I felt the heat coming from the desert as we were driving at 180 km. It usually takes 1 hour to drive to Hatta but my driver told me he would make it in 30 minutes. I told him I liked speed. I felt like on a racing track.
We eventually stopped at a spot where you could see and ride camels. There were also falcons which are used for the traditional sport of the Arab elite, falconry. It has a dedicated following in Dubai and birds can cost up to 150,000 Dh each.
There was a baby monkey tied to a pole, eating some kind of nuts out of a plastic bag. It was fascinating to see him gesture and move around. I asked my driver, who works for the government of Dubai, jokingly if it was ok if I took the monkey and the falcon with me. They were so cute, even the falcon. I must be mad, as at the end of the day it's just a bird, but he looked so elegant and sophisticated.
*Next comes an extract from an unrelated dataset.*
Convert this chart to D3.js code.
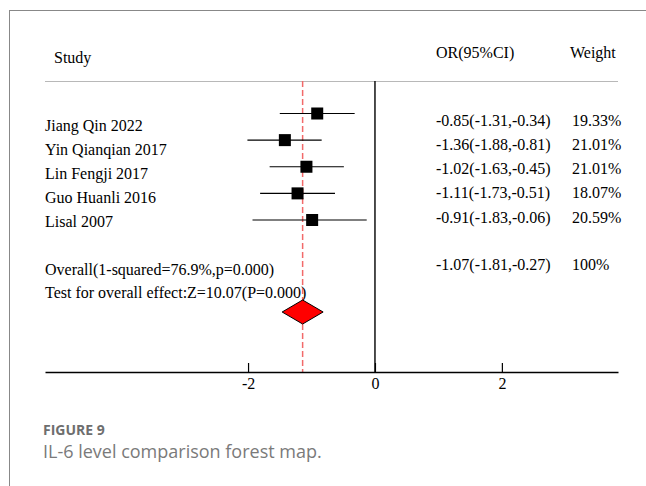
<!DOCTYPE html>
<html>
<head>
<meta charset="utf-8">
<script src="https://cdn.jsdelivr.net/npm/d3@7"></script>
<style>
  body { margin: 0; background: #fff; }
  svg text { font-family: "Liberation Serif", "Times New Roman", serif; }
</style>
</head>
<body>
<div id="forest"></div>
<script>
// study rows
var studies = ["Jiang Qin 2022", "Yin Qianqian 2017", "Lin Fengji 2017", "Guo Huanli 2016", "Lisal 2007"];
var orLabels = ["-0.85(-1.31,-0.34)", "-1.36(-1.88,-0.81)", "-1.02(-1.63,-0.45)", "-1.11(-1.73,-0.51)", "-0.91(-1.83,-0.06)"];
var weights = ["19.33%", "21.01%", "21.01%", "18.07%", "20.59%"];
// plotted positions
var est = [-0.91, -1.42, -1.08, -1.22, -0.99];
var lower = [-1.50, -2.01, -1.66, -1.81, -1.93];
var upper = [-0.32, -0.84, -0.49, -0.63, -0.13];
var overallEst = -1.14;
var overallText = "Overall(1-squared=76.9%,p=0.000)";
var overallOR = "-1.07(-1.81,-0.27)";
var overallWeight = "100%";
var testText = "Test for overall effect:Z=10.07(P=0.000)";
var xTicks = [-2, 0, 2];

var W = 646, H = 486;

var svg = d3.select("#forest")
    .append("svg")
    .attr("width", W)
    .attr("height", H);

// frame
svg.append("line").attr("x1", 9).attr("x2", W).attr("y1", 10.5).attr("y2", 10.5)
    .attr("stroke", "#888").attr("stroke-width", 1);
svg.append("line").attr("x1", 9.5).attr("x2", 9.5).attr("y1", 10).attr("y2", H)
    .attr("stroke", "#888").attr("stroke-width", 1);

var x = d3.scaleLinear()
    .domain([-5.2, 3.83])
    .range([45, 618]);

var yMark = d3.scalePoint().domain(studies).range([113.5, 220]);
var yLabel = d3.scalePoint().domain(studies).range([125, 221]);
var yRight = d3.scalePoint().domain(studies).range([120, 217]);

var axisY = 372;
var ruleY = 81;

// headers
svg.append("text").attr("x", 54).attr("y", 57).attr("dy", "0.35em")
    .attr("font-size", 16).text("Study");
svg.append("text").attr("x", 436).attr("y", 52).attr("dy", "0.35em")
    .attr("font-size", 16).text("OR(95%CI)");
svg.append("text").attr("x", 570).attr("y", 52).attr("dy", "0.35em")
    .attr("font-size", 16).text("Weight");

svg.append("line").attr("x1", 45).attr("x2", 618).attr("y1", ruleY + 0.5).attr("y2", ruleY + 0.5)
    .attr("stroke", "#b8b8b8").attr("stroke-width", 1);

// zero line
svg.append("line")
    .attr("x1", x(0)).attr("x2", x(0))
    .attr("y1", ruleY).attr("y2", axisY)
    .attr("stroke", "#111").attr("stroke-width", 1.5);

// overall effect line (dashed)
svg.append("line")
    .attr("x1", x(overallEst)).attr("x2", x(overallEst))
    .attr("y1", ruleY).attr("y2", axisY)
    .attr("stroke", "#f26a6a").attr("stroke-width", 1.5)
    .attr("stroke-dasharray", "6,3");

// axis
var axis = svg.append("g")
    .attr("transform", "translate(0," + axisY + ")")
    .call(d3.axisBottom(x).tickValues(xTicks).tickSizeInner(-9).tickSizeOuter(0).tickPadding(6));
axis.select(".domain").attr("stroke-width", 1.5);
axis.selectAll(".tick line").attr("stroke-width", 1.2);
axis.selectAll("text")
    .attr("font-size", 16)
    .attr("font-family", "Liberation Serif, serif")
    .attr("fill", "#000")
    .text(function (d) { return d < 0 ? "-" + Math.abs(d) : d; });

// CI lines
svg.selectAll(".ci")
    .data(studies)
    .join("line")
    .attr("class", "ci")
    .attr("x1", function (d, i) { return x(lower[i]); })
    .attr("x2", function (d, i) { return x(upper[i]); })
    .attr("y1", function (d) { return yMark(d); })
    .attr("y2", function (d) { return yMark(d); })
    .attr("stroke", "#000").attr("stroke-width", 1.2);

var sq = 12;
svg.selectAll(".sq")
    .data(studies)
    .join("rect")
    .attr("class", "sq")
    .attr("x", function (d, i) { return x(est[i]) - sq / 2; })
    .attr("y", function (d) { return yMark(d) - sq / 2; })
    .attr("width", sq).attr("height", sq)
    .attr("fill", "#000");

// labels
svg.selectAll(".study")
    .data(studies)
    .join("text")
    .attr("class", "study")
    .attr("x", 45).attr("y", function (d) { return yLabel(d); })
    .attr("dy", "0.35em").attr("font-size", 16)
    .text(function (d) { return d; });

svg.selectAll(".orl")
    .data(studies)
    .join("text")
    .attr("class", "orl")
    .attr("x", 436).attr("y", function (d) { return yRight(d); })
    .attr("dy", "0.35em").attr("font-size", 16)
    .text(function (d, i) { return orLabels[i]; });

svg.selectAll(".wt")
    .data(studies)
    .join("text")
    .attr("class", "wt")
    .attr("x", 572).attr("y", function (d) { return yRight(d); })
    .attr("dy", "0.35em").attr("font-size", 16)
    .text(function (d, i) { return weights[i]; });

svg.append("text").attr("x", 45).attr("y", 269).attr("dy", "0.35em")
    .attr("font-size", 16).text(overallText);
svg.append("text").attr("x", 45).attr("y", 292.5).attr("dy", "0.35em")
    .attr("font-size", 16).text(testText);
svg.append("text").attr("x", 436).attr("y", 264).attr("dy", "0.35em")
    .attr("font-size", 16).text(overallOR);
svg.append("text").attr("x", 572).attr("y", 264).attr("dy", "0.35em")
    .attr("font-size", 16).text(overallWeight);

// diamond
var cx = x(overallEst), cy = 312, hw = 20.5, hh = 12;
svg.append("path")
    .attr("d", "M" + (cx - hw) + "," + cy + "L" + cx + "," + (cy - hh) + "L" + (cx + hw) + "," + cy + "L" + cx + "," + (cy + hh) + "Z")
    .attr("fill", "#ff0000").attr("stroke", "#000").attr("stroke-width", 1);

// caption
svg.append("text").attr("x", 43).attr("y", 430).attr("dy", "0.35em")
    .style("font-family", "'Open Sans', sans-serif").attr("font-size", 14)
    .attr("font-weight", "bold").attr("fill", "#6e6e6e").text("FIGURE 9");
svg.append("text").attr("x", 43).attr("y", 452).attr("dy", "0.35em")
    .style("font-family", "'Open Sans', sans-serif").attr("font-size", 18)
    .attr("fill", "#7a7a7a").text("IL-6 level comparison forest map.");
</script>
</body>
</html>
There also were a couple of ostriches and camels. One of them approached me and posed for photographs. It was funny, as there were a lot of other people taking pictures but the camels would not even go near them.
As I got closer to the camels, one of them walked slowly towards me and just stayed near me while all the other people with cameras suddenly rushed around me and started to take pictures of the camel.
We went back to Dubai and drove through Dubai marina with its avenue full of palm trees, along high-rise buildings housing luxurious hotels and restaurants on one side and on the other side the sandy beach. It was sunset and I had never seen such colours. They were melting together slowly in the sky. That is because of the desert climate. It looked perfect.
Dubai was be the most exotic I place I ever visited and people around the hotel, the airport and everywhere were so kind, I could not believe it. Generally I expect people not to care and if I am lost or I need information, I know that I won't get a proper response so I have the habit not to wait for any explanation and to just walk away.
I acted the same in Dubai aiport and as I was going to walk away, I heard the person explaining to me in an intelligent and genuine way what I had do to get from point A to point B. That was how it was all the time, they were not just pretending but people were really kind. I could sense the sincerity and it was something I had missed for quite a long time. Dubai is worth a visit and several visits throughout the years to come as it keeps growing and turning into a new city all over again.